Copy out every line that contains the word "seaborn".

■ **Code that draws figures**
◆ ◆ ◆ ◆

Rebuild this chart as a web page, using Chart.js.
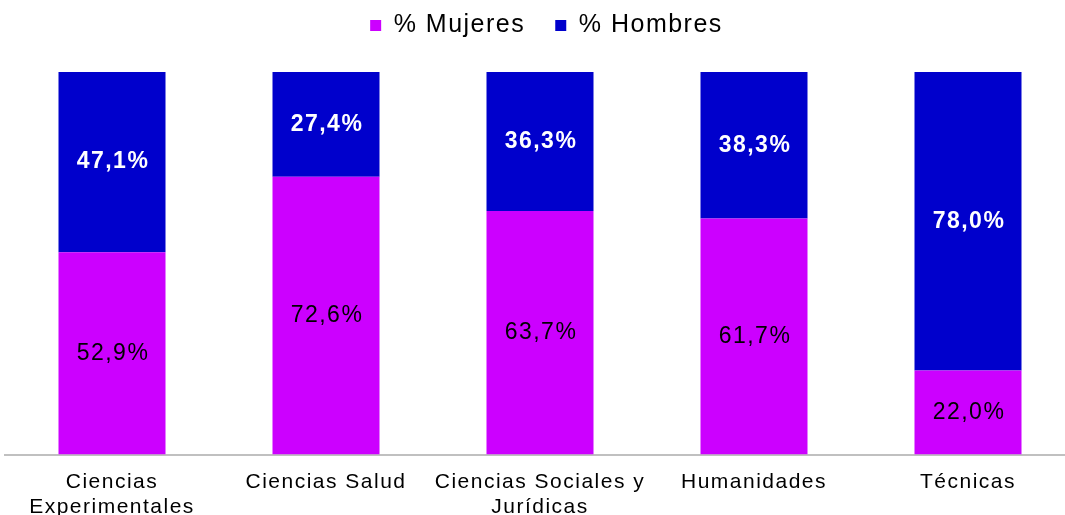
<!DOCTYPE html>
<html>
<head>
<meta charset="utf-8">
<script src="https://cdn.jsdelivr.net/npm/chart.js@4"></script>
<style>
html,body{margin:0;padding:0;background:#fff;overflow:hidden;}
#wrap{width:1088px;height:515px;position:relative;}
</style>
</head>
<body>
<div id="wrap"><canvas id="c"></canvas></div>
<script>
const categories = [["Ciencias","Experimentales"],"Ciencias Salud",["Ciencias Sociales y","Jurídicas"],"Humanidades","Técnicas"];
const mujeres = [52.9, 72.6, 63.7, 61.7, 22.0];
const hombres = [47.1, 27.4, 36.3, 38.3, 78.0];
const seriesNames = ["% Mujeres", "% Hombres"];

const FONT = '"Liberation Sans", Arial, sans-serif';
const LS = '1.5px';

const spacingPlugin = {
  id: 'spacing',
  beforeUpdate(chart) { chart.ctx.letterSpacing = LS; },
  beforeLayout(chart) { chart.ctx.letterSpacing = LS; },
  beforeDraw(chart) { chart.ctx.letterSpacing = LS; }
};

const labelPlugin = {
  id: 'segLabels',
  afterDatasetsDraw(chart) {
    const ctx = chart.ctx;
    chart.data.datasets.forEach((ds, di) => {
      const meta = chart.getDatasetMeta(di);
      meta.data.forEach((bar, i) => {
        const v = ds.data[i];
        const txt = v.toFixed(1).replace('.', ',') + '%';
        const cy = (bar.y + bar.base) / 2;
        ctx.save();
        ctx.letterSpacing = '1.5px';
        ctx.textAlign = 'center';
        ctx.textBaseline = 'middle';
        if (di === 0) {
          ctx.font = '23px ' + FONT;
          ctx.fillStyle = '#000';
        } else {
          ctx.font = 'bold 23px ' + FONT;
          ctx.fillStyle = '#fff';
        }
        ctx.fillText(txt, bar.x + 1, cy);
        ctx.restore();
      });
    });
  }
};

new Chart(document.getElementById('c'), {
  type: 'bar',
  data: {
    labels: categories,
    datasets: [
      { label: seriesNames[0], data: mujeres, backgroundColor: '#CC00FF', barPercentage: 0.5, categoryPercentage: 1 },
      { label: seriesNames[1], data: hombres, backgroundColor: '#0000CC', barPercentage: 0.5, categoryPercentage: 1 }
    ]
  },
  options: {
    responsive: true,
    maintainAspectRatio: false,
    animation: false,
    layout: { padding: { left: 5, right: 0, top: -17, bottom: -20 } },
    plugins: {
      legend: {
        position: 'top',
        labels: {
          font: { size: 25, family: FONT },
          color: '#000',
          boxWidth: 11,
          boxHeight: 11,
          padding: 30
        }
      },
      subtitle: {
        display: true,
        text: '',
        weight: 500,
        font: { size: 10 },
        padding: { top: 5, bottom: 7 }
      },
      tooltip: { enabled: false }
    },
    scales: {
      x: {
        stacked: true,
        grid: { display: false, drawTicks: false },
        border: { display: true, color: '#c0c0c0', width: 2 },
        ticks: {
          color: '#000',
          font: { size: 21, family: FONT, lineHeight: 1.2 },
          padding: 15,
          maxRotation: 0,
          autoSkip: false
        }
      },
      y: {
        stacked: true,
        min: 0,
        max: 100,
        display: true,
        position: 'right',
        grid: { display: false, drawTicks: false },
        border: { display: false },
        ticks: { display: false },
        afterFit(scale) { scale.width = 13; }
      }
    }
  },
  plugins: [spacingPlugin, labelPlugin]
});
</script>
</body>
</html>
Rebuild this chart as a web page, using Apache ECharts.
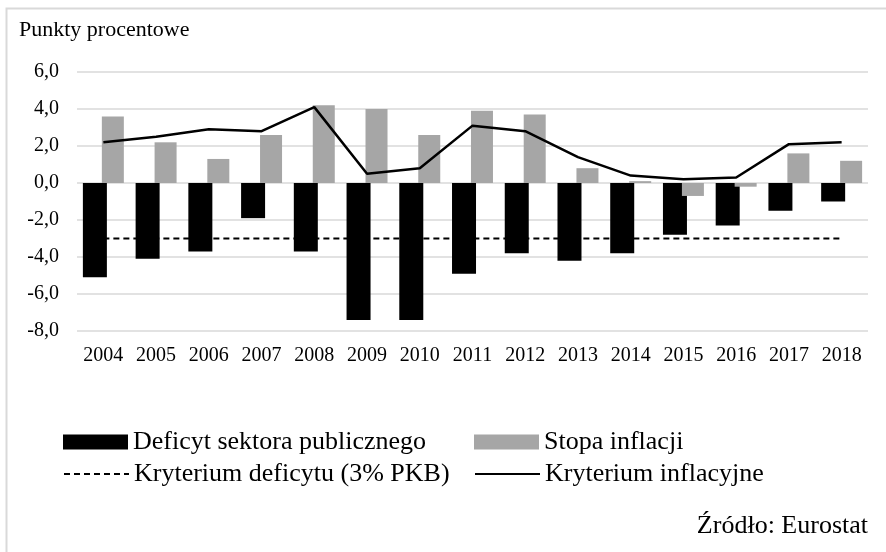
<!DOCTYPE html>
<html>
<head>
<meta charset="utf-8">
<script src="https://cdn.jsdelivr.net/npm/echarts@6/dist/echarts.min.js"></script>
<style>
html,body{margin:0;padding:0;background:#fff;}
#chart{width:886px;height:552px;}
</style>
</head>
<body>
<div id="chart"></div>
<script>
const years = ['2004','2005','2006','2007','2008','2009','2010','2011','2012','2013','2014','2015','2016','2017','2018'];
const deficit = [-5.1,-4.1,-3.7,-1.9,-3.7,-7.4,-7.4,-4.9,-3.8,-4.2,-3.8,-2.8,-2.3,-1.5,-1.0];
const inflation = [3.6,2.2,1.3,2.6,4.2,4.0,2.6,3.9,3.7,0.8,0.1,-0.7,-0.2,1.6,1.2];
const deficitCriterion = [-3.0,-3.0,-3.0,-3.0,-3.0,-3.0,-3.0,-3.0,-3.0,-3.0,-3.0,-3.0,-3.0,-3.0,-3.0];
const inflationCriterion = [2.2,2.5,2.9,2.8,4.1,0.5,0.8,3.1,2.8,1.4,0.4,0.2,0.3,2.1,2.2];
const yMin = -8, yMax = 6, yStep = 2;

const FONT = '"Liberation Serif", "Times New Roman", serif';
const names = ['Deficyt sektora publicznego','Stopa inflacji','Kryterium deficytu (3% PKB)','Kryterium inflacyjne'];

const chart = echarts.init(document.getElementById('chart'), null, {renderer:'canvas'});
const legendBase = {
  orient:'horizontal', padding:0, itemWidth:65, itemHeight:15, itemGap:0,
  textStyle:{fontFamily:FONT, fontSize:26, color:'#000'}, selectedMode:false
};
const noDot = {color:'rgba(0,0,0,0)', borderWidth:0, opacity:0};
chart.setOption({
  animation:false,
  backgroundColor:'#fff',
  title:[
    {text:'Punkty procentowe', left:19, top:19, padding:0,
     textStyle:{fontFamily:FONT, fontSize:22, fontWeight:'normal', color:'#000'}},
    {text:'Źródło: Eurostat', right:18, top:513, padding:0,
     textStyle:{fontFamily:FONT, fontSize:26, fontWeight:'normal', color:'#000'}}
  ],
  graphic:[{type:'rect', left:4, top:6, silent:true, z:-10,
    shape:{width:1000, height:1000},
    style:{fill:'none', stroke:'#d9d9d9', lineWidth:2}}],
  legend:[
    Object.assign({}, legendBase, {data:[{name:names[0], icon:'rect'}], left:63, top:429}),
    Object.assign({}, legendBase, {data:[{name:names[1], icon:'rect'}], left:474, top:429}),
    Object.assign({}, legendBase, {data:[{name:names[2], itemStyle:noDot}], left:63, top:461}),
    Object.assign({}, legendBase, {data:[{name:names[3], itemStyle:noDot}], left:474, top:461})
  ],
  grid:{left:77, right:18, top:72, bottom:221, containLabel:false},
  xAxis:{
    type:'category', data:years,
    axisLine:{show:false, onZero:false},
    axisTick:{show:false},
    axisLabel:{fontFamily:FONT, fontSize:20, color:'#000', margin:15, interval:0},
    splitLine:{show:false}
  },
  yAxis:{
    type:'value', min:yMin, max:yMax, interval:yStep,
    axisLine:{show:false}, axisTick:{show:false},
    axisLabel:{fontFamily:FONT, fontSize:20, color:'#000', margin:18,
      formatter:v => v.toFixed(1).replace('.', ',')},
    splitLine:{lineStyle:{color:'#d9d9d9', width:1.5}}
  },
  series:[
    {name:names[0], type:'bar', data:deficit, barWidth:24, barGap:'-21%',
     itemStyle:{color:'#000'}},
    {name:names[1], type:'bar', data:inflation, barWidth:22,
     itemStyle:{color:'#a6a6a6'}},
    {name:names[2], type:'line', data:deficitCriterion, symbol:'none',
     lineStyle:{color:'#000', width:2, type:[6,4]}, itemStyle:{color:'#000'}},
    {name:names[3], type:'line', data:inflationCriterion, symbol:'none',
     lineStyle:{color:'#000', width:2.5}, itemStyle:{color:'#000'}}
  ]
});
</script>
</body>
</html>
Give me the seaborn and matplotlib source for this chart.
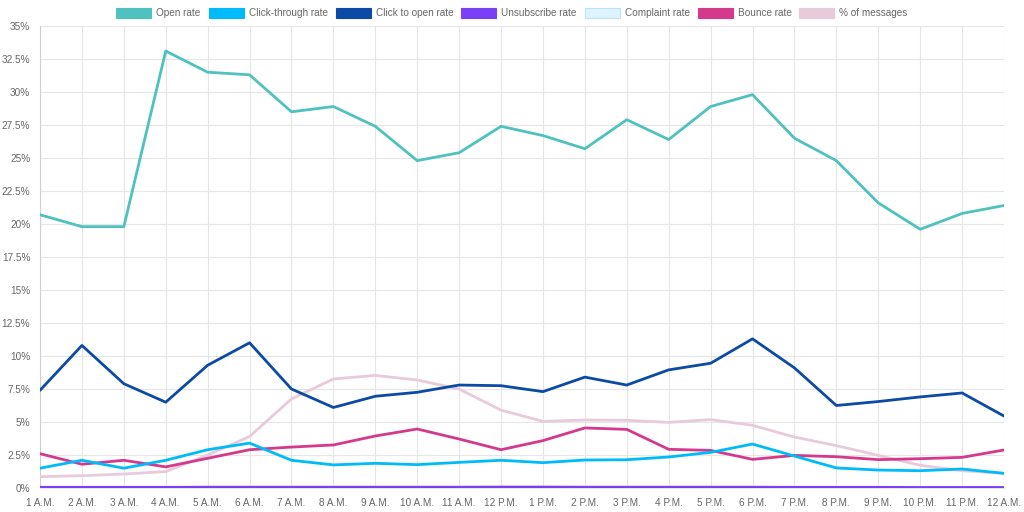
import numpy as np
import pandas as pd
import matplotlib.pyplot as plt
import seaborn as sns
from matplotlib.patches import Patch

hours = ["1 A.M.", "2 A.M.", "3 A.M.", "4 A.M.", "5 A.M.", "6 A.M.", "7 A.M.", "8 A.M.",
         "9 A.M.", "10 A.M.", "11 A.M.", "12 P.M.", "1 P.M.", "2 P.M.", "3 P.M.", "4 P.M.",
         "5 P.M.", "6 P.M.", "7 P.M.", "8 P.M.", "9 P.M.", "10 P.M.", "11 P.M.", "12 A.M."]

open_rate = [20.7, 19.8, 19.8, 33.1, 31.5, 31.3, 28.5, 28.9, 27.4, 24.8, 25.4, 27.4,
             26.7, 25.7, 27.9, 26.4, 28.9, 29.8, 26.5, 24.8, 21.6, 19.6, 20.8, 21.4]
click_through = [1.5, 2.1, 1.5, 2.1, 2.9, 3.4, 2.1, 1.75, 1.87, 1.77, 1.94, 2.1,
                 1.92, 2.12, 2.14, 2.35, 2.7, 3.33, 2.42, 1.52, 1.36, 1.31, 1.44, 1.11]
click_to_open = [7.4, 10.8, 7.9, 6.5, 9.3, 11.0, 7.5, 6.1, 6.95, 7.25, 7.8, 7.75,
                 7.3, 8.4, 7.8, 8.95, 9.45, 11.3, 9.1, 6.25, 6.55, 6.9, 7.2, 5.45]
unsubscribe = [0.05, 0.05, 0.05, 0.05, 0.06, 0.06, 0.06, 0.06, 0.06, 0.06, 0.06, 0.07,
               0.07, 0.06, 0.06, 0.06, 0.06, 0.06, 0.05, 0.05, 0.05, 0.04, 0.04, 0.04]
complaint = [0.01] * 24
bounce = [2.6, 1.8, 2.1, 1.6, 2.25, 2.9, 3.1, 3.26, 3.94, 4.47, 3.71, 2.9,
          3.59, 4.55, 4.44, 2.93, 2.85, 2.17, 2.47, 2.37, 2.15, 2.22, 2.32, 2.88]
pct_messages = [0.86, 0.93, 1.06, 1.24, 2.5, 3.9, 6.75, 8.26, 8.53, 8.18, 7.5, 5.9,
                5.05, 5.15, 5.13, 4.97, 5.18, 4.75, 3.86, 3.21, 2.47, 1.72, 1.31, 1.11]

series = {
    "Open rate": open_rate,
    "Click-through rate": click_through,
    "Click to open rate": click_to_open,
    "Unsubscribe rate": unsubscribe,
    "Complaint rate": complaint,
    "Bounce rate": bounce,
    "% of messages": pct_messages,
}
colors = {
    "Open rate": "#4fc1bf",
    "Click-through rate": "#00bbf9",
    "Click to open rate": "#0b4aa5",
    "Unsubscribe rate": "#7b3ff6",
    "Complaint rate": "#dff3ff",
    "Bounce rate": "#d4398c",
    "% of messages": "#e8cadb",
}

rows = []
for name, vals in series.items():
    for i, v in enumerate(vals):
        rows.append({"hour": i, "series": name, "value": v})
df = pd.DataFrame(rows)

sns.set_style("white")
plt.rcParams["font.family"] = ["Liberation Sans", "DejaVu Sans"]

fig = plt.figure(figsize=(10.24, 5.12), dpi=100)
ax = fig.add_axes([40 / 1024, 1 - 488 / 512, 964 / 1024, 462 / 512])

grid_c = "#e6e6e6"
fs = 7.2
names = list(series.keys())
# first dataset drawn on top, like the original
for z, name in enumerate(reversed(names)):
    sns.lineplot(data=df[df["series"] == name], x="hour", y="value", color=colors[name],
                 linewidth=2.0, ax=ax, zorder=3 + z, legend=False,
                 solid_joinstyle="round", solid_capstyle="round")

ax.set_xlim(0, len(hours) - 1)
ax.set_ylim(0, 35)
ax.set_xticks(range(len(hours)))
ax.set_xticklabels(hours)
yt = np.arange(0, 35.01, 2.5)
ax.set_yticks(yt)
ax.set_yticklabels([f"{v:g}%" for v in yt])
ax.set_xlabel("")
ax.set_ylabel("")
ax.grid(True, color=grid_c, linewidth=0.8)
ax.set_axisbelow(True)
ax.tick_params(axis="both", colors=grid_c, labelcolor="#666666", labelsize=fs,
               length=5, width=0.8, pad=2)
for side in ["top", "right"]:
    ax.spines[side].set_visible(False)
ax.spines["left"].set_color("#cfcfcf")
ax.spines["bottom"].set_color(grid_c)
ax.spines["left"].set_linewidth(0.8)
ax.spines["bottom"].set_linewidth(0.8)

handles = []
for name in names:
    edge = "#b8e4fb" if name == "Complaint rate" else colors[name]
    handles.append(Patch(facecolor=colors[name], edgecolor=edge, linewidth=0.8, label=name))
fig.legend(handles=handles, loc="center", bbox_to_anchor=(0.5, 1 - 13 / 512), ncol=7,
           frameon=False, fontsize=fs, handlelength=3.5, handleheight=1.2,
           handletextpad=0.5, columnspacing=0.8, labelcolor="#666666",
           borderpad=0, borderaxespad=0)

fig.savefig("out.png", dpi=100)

◆ ◆ ◆ ◆

■ **ANSWER FOR THE TASK**
Give me the seaborn and matplotlib source for this chart.
import seaborn as sns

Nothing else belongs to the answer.